WASHINGTON — The U.S. Drug Enforcement Administration on Tuesday warned of a new problem presented by the nation's drug abuse epidemic: the threat of law enforcement officers accidentally overdosing.
Officers and paramedics are increasingly coming in contact with potent synthetic opioids that can be dangerous and deadly, a troubling side effect of the United States' opioid crisis.
Even very small amounts of drugs such as carfentanil and fentanyl, which investigators are finding in powder form or laced into other drugs, can be lethal. Although DEA does not keep data quantifying the problem, first responders handling evidence or helping overdose victims are more frequently reporting breathing problems, dizziness and even loss of consciousness, acting Administrator Chuck Rosenberg said. It is so dire that DEA on Tuesday issued new guidance to officers and emergency responders, urging them to use caution even during routine calls.
"If you don't know what it is, assume there's something in it that will kill you," Rosenberg said.
In Bel Air, Maryland, last month, a deputy called to investigate a suspected overdose became dizzy and overdosed himself. A paramedic who administered him the life-saving overdose antidote Narcan soon started feeling sick as well and sought treatment.
In Ohio, an officer overdosed in a police station after using his bare hand to brush off a trace of white powder left from a drug scene. Even police dogs whose job it is to sniff out narcotics are suffering overdoses after ingesting fentanyl, and some handlers are carrying antidotes to save them.

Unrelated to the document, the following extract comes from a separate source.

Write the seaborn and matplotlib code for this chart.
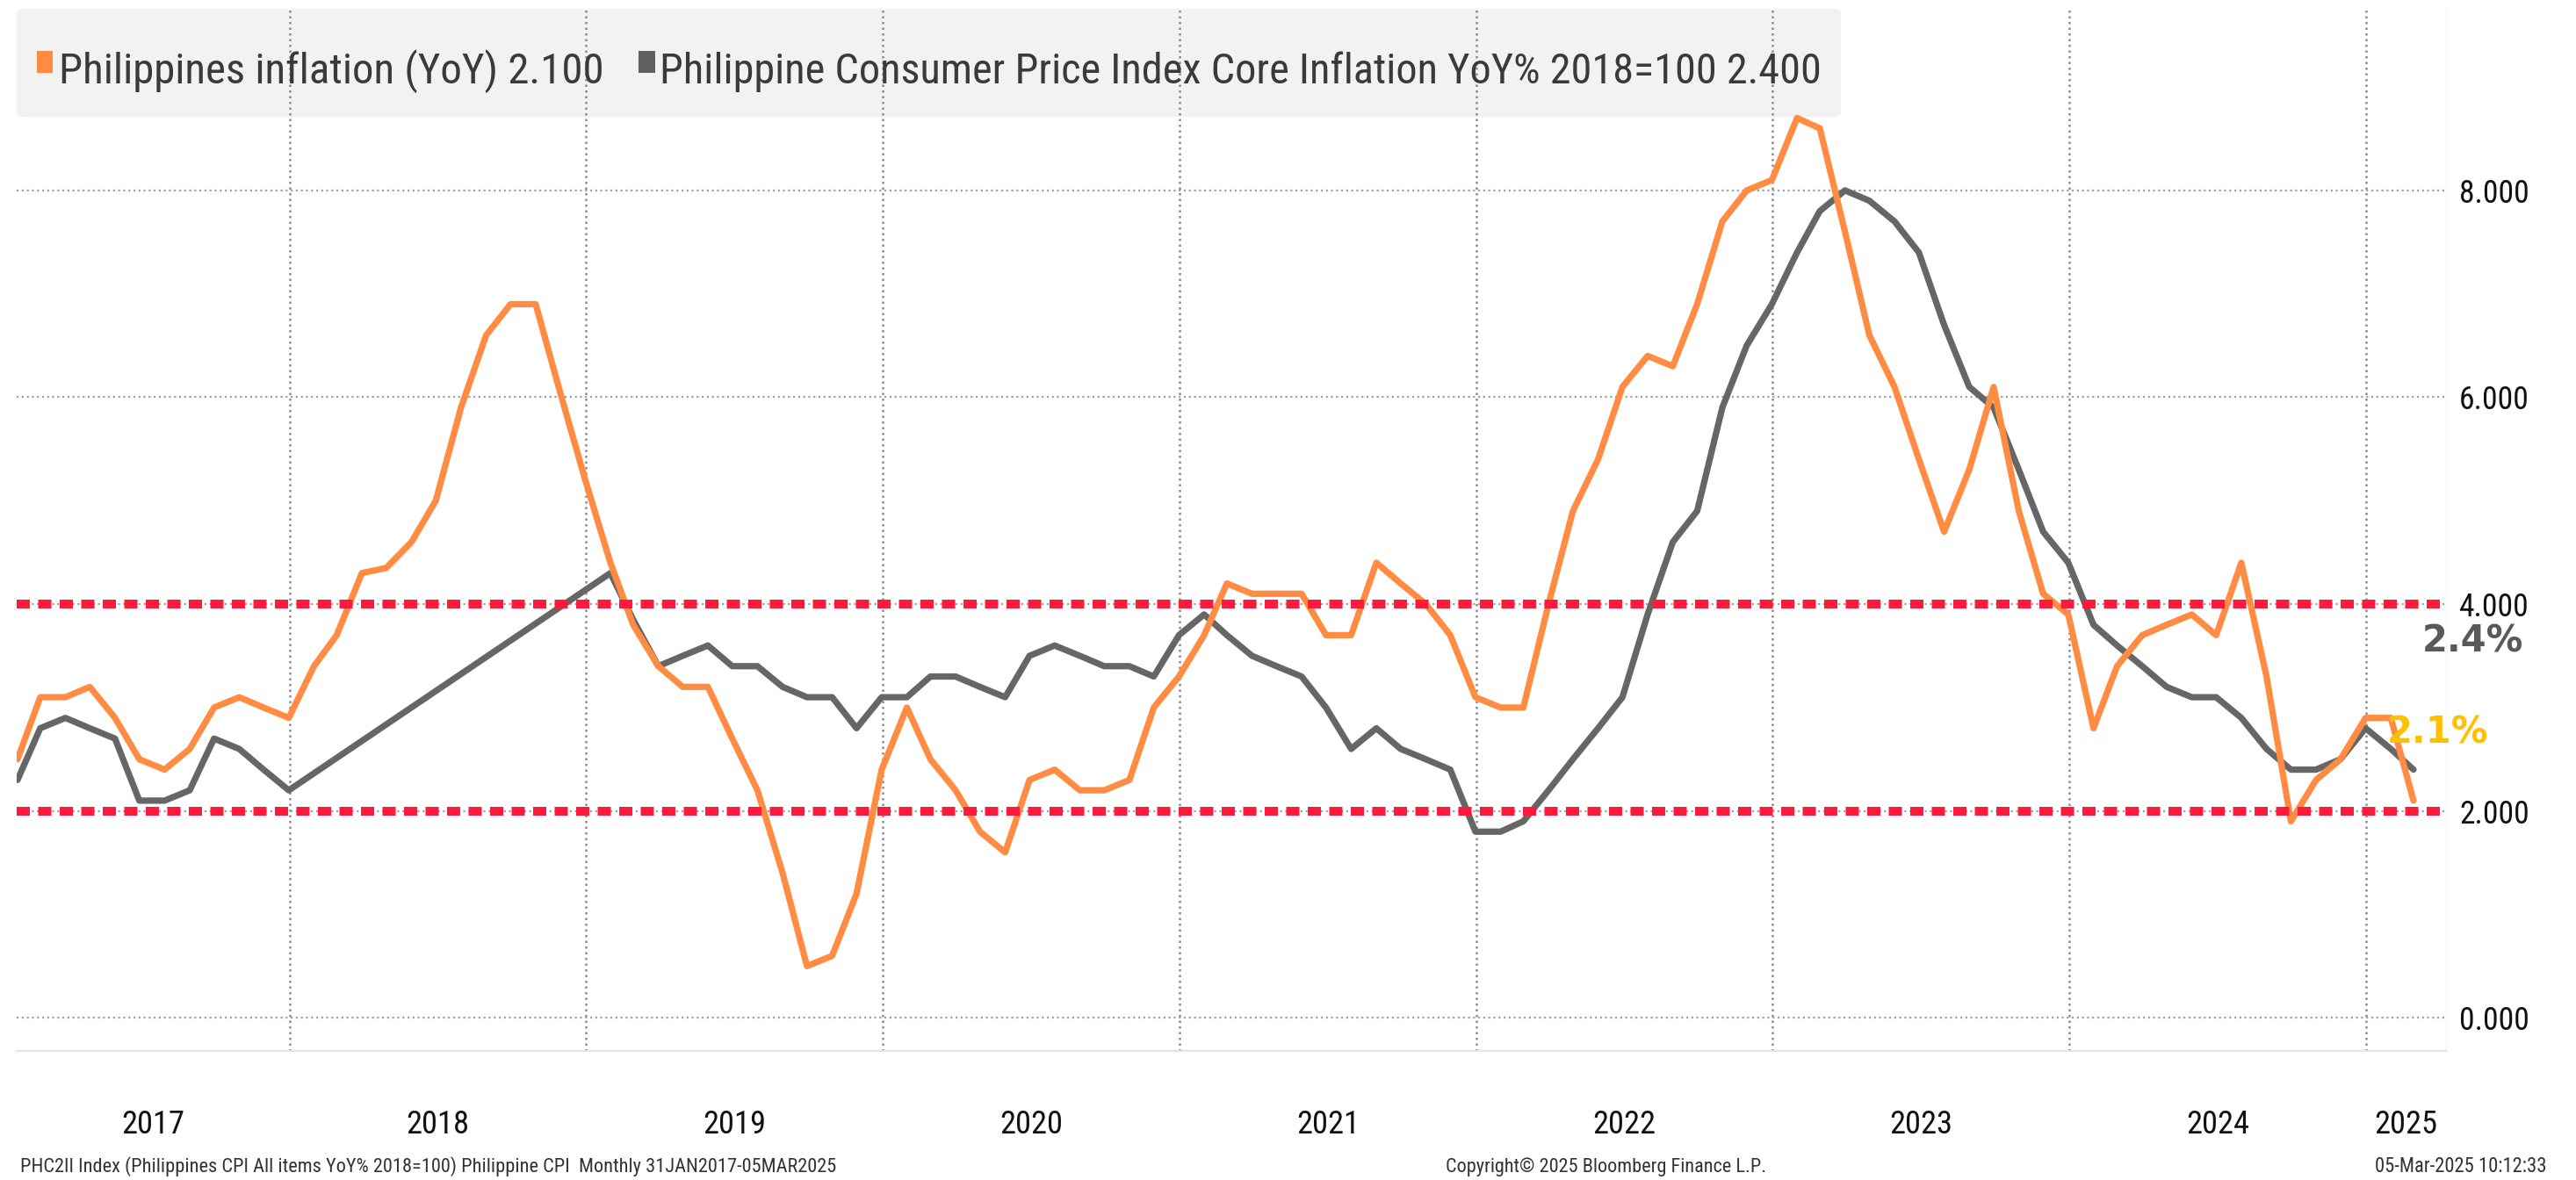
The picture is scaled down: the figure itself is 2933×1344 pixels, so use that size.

"They don't know what they're responding to other than someone's in distress," said Jonathan F. Thompson, executive director and CEO of the National Sheriffs' Association. "The key is to be aware and to be observant."
Departments are telling officers to wear protective gloves, masks and eye protection and in some cases bodysuits when collecting the powdery substance, which can coat surfaces and is sometimes unseen.
Rosenberg said the agency hopes to quantify the problem as it helps officers on the front lines of the drug fight.
"We hear about it when we hear about it," he said. "It might be a situation where an officer goes home one night and she doesn't feel good and then it goes away ... and then it doesn't get reported centrally. Of the drug problem overall, he added, "this is an epidemic. Please make no mistake about it."
In 2015, more than 52,000 Americans lost their lives to drug overdoses. More than 33,000 people died from heroin, fentanyl and other opioid drugs. The preliminary numbers for 2016 show an increase to almost 60,000 deaths, which would be the largest annual increase in American history.